> [Collected data]:
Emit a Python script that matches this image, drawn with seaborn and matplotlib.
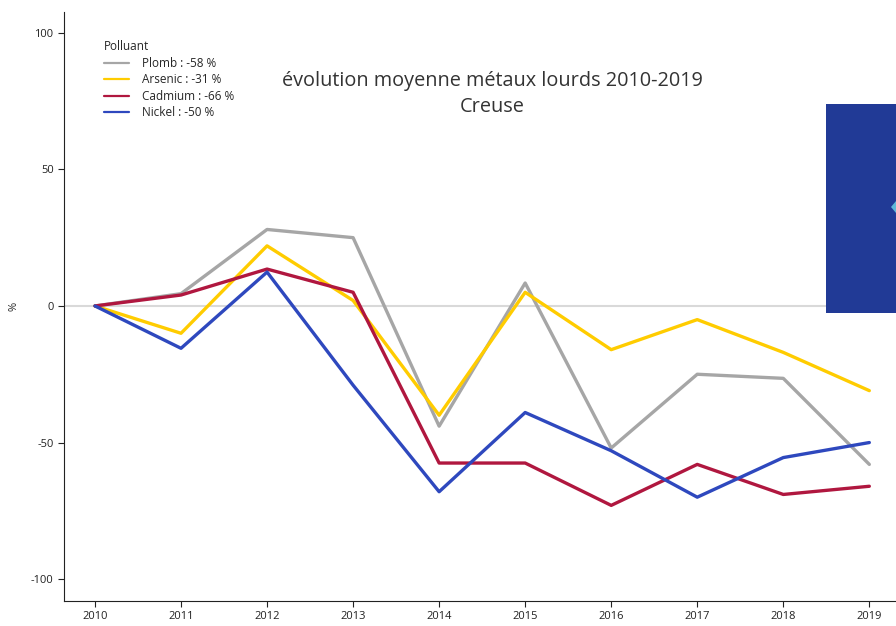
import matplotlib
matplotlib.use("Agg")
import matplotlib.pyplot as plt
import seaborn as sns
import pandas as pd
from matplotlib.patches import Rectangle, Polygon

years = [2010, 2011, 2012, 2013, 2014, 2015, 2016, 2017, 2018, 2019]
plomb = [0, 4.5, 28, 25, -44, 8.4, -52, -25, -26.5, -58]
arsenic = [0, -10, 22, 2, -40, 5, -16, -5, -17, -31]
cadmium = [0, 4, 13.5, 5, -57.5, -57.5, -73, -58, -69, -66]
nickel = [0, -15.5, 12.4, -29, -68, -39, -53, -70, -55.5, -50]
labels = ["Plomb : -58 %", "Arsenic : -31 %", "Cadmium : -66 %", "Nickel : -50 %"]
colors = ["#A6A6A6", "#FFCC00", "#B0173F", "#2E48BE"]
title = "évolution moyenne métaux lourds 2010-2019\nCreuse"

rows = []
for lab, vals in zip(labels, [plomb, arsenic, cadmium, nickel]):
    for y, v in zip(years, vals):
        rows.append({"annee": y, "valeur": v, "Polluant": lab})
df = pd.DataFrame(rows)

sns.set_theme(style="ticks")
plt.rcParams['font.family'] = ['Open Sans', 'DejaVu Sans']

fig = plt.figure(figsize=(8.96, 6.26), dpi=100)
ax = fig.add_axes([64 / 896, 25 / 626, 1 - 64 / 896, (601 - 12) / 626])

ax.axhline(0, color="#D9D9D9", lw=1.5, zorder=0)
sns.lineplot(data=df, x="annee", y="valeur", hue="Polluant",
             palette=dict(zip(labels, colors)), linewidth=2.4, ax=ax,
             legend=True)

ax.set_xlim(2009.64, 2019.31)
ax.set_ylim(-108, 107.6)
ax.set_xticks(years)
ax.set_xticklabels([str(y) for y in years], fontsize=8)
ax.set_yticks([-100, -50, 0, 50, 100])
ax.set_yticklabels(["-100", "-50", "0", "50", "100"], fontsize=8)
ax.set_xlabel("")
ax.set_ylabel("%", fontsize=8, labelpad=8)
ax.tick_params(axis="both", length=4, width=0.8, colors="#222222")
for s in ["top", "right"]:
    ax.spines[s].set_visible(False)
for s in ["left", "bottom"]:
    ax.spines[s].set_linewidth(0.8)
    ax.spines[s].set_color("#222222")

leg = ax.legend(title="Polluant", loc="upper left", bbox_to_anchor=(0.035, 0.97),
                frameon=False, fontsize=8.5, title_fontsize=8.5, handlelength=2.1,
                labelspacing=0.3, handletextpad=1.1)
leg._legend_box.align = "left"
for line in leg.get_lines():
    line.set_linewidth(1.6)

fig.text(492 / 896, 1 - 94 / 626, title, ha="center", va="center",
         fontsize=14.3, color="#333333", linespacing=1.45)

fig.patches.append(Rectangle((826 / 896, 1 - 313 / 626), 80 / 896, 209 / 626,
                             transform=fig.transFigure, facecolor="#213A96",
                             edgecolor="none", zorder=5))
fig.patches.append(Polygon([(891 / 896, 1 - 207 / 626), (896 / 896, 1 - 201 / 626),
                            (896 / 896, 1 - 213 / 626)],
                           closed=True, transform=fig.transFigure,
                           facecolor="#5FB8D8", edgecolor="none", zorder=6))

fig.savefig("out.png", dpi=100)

> [Work instructions]: Without any pictures, reproduce the lines from the first one in the material through the line that has "from matplotlib.patches import", exactly as they appear.

> [Exercise solution]:
Emit a Python script that matches this image, drawn with seaborn and matplotlib.
import matplotlib
matplotlib.use("Agg")
import matplotlib.pyplot as plt
import seaborn as sns
import pandas as pd
from matplotlib.patches import Rectangle, Polygon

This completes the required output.